◆ **TASK**
State how many lines of the data contain the word "this", and write nothing besides the number.

══ MATERIAL PROVIDED

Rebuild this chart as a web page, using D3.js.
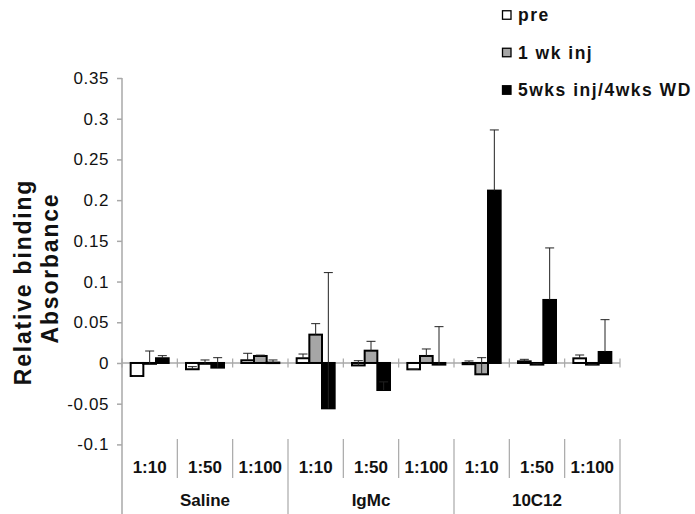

════
══ MATERIAL PROVIDED

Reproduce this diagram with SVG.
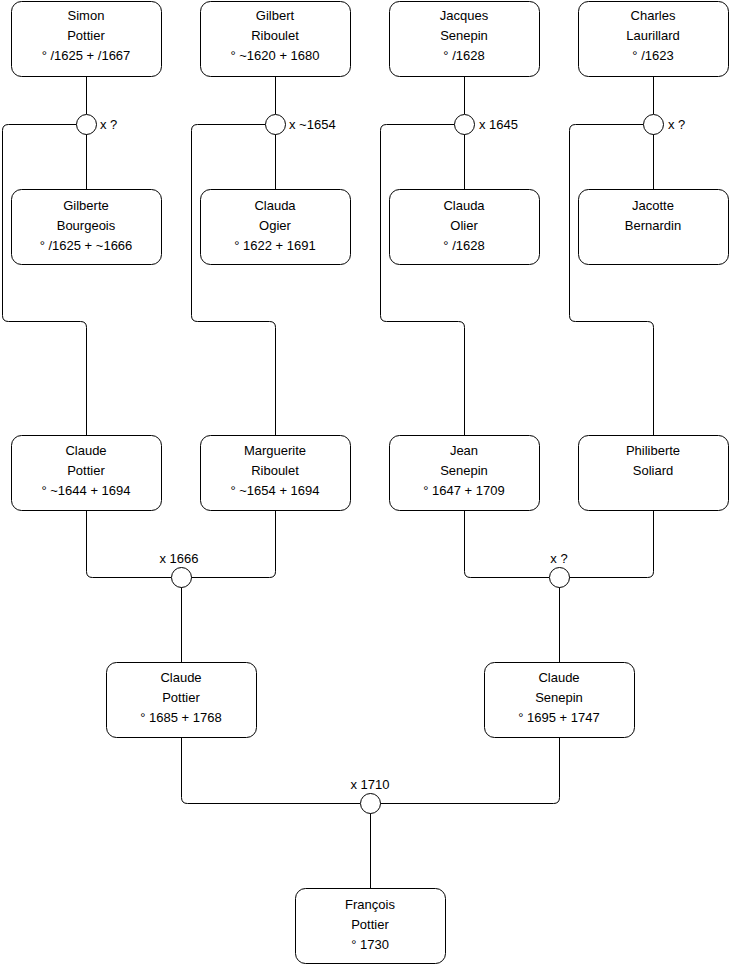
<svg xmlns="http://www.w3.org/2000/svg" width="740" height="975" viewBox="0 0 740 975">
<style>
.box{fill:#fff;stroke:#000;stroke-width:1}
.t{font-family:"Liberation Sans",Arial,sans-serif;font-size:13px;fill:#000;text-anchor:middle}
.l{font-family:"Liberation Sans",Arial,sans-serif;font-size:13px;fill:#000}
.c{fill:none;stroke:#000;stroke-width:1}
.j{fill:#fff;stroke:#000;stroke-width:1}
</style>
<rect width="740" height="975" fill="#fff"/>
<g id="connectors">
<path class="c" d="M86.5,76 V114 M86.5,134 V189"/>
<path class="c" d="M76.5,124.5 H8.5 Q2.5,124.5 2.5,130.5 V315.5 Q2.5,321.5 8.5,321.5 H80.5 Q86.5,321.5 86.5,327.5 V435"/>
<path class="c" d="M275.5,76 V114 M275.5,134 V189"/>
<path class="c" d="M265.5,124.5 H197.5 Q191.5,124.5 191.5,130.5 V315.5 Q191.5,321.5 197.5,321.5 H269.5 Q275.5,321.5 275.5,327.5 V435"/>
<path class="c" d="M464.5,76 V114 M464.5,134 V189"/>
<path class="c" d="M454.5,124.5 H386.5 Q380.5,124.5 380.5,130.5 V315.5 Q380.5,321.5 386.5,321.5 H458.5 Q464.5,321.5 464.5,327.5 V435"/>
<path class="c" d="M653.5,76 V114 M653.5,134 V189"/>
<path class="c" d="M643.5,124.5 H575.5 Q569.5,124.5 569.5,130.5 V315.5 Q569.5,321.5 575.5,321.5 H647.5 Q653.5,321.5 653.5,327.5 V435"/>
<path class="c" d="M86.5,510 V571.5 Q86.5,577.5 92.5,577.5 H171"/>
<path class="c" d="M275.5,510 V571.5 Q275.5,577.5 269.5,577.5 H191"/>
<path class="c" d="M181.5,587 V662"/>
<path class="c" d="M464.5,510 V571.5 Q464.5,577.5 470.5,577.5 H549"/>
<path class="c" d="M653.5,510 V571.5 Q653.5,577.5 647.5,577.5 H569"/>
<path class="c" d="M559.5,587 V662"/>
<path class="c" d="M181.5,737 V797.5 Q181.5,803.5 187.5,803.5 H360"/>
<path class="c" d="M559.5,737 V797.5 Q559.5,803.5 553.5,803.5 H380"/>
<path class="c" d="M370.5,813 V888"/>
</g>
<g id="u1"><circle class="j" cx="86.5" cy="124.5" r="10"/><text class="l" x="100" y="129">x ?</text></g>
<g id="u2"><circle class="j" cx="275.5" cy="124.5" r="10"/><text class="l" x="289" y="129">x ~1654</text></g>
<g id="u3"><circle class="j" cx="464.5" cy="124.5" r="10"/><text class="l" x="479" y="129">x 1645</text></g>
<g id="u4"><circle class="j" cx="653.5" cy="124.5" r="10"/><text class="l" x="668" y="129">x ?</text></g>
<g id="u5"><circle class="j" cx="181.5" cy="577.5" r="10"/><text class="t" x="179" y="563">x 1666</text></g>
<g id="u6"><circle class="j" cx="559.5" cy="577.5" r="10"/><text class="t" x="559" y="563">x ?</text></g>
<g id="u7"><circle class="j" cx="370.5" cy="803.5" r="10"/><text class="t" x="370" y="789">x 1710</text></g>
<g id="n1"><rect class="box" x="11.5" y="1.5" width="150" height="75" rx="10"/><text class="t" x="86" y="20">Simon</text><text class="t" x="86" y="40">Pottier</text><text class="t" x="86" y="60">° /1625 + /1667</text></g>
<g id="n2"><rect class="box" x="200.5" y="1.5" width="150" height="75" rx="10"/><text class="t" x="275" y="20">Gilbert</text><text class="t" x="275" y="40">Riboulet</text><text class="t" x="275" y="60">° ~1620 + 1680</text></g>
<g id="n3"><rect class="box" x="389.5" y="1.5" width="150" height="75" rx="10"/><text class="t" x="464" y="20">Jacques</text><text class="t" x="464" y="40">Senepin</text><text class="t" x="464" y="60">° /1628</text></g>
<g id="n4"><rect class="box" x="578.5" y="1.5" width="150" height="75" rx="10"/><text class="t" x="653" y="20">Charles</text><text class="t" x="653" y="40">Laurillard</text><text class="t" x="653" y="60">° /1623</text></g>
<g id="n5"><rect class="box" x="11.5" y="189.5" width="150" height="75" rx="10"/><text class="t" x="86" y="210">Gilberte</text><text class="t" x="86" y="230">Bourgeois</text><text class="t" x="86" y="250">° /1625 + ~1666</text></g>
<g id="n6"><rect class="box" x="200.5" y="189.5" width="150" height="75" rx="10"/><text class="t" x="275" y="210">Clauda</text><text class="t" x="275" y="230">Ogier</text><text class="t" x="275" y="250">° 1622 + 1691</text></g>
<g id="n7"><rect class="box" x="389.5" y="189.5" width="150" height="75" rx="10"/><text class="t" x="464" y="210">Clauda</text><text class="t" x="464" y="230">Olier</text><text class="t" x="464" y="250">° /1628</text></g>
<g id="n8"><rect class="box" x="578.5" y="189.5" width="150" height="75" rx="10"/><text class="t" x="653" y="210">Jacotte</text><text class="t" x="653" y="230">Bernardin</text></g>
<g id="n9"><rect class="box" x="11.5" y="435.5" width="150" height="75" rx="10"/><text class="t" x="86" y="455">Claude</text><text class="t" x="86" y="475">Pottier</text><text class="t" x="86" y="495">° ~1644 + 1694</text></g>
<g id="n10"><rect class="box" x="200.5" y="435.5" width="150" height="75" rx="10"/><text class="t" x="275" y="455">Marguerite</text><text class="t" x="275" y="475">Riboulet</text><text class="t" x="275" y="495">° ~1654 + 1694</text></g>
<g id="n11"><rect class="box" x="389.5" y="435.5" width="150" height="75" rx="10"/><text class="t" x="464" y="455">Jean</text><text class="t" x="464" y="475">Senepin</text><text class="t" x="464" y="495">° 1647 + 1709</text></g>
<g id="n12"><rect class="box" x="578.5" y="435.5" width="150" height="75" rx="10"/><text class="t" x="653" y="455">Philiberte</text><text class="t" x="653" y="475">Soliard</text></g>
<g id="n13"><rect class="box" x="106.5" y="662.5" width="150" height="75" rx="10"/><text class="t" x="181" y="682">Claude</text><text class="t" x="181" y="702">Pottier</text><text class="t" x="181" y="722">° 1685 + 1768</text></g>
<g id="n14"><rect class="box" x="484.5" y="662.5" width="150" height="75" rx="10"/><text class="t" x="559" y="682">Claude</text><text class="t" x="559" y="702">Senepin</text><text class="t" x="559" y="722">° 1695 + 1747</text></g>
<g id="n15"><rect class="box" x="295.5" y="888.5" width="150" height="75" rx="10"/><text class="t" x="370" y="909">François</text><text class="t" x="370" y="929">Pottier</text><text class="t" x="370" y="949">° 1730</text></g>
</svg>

════
══ MATERIAL PROVIDED

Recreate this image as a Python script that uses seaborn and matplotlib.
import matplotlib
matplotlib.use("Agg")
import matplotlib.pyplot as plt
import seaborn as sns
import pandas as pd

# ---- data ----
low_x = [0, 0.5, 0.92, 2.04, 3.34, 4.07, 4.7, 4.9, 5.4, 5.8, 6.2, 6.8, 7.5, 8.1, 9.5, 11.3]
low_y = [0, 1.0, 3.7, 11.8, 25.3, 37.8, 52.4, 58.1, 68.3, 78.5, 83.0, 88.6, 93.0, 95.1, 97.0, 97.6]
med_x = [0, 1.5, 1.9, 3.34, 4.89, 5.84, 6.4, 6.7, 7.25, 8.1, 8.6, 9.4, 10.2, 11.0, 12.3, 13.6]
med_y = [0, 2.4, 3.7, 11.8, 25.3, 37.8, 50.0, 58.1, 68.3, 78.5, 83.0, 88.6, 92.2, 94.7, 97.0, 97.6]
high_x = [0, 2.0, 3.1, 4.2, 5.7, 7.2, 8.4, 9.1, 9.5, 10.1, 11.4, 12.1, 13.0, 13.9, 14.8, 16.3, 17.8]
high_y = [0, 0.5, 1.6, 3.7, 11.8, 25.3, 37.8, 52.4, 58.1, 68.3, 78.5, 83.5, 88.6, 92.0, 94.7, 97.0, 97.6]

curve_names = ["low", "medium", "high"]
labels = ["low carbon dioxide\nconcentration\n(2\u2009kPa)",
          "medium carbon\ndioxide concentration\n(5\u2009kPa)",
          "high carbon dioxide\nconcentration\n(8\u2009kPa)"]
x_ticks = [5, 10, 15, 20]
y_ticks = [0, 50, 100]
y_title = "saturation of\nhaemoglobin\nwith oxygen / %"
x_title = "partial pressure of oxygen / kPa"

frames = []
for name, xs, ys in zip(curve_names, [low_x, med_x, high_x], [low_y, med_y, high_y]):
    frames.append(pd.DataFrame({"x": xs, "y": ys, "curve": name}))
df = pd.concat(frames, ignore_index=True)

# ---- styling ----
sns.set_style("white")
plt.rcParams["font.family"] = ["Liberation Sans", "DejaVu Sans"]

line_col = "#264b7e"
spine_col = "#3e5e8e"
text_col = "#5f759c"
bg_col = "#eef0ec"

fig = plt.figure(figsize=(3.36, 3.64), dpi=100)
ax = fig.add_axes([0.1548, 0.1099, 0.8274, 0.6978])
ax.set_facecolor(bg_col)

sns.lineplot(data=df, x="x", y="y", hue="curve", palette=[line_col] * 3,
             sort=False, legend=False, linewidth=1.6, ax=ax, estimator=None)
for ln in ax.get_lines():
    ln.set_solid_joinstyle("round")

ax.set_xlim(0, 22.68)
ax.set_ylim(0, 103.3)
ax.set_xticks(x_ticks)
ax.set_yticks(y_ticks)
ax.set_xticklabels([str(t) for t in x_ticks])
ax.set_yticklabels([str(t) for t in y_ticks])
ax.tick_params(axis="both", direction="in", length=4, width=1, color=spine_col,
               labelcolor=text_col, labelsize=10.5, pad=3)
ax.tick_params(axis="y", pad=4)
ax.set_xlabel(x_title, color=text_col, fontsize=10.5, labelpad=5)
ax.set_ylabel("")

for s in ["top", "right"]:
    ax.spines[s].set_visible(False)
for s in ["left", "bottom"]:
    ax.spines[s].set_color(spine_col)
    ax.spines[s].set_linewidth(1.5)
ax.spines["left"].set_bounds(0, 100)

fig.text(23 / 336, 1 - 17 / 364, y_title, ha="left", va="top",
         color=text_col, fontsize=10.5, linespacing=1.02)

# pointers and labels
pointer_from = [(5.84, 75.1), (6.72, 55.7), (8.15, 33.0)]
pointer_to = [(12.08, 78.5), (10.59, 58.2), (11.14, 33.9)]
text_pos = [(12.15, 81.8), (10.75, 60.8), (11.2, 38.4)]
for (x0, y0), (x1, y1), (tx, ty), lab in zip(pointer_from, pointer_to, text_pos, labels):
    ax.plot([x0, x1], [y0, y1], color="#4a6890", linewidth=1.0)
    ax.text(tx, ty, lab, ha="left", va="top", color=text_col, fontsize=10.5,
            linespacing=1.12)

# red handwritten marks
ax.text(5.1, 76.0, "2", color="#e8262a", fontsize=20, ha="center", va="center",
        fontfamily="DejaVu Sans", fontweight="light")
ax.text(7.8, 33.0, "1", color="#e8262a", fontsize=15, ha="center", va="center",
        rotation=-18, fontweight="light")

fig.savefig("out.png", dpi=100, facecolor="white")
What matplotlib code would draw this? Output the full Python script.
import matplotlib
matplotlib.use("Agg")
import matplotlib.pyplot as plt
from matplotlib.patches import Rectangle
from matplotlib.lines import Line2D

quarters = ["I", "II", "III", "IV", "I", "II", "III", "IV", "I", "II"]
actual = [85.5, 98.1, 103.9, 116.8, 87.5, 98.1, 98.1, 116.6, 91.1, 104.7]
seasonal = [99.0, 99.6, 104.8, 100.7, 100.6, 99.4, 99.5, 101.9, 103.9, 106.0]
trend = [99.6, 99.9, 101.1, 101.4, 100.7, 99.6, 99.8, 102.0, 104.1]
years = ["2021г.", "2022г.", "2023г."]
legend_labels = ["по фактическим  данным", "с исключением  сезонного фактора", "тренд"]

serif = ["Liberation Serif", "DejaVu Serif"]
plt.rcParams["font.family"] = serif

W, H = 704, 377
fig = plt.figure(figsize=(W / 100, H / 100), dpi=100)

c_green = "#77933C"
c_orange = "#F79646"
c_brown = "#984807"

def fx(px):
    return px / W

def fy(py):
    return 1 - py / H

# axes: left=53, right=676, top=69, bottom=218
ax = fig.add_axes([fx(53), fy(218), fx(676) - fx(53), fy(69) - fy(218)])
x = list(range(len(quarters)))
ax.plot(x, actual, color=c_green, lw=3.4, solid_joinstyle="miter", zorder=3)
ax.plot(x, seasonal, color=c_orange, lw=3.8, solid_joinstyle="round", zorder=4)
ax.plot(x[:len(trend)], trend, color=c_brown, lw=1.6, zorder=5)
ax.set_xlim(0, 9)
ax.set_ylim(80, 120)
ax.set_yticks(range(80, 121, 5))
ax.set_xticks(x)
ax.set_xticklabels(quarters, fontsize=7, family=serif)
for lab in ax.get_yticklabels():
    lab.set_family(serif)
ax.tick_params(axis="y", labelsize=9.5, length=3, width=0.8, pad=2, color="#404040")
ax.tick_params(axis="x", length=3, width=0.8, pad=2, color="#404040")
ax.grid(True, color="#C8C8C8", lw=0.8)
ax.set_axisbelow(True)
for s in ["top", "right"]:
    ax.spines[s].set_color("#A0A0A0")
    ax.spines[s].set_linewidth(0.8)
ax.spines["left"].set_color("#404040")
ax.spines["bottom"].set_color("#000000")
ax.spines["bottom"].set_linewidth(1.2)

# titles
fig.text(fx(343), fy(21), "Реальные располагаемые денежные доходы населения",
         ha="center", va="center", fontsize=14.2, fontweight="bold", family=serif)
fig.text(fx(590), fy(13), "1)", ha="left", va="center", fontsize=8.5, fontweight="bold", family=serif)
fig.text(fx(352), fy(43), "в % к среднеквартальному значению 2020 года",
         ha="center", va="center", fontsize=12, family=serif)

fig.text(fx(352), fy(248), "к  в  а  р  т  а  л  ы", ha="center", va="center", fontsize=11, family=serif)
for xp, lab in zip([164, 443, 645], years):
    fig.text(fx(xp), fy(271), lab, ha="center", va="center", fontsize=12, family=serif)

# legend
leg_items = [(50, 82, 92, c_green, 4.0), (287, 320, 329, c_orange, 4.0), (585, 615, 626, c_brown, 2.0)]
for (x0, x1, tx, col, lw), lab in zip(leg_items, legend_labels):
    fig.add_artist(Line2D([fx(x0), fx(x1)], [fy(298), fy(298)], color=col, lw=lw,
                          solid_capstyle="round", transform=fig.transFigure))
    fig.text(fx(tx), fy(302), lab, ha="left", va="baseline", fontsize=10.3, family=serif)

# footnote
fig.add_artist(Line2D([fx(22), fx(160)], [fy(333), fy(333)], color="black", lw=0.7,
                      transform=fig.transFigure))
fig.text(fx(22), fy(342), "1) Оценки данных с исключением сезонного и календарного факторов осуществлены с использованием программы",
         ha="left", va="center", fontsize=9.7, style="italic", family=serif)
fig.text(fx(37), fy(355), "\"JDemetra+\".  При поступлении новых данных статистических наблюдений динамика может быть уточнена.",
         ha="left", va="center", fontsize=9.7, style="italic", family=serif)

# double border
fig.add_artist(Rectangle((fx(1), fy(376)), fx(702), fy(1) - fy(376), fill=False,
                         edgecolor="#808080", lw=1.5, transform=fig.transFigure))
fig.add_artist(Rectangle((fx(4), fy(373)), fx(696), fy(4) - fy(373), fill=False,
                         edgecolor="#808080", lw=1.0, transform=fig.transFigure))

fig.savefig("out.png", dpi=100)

════

◆ **FINISHED ANSWER**
4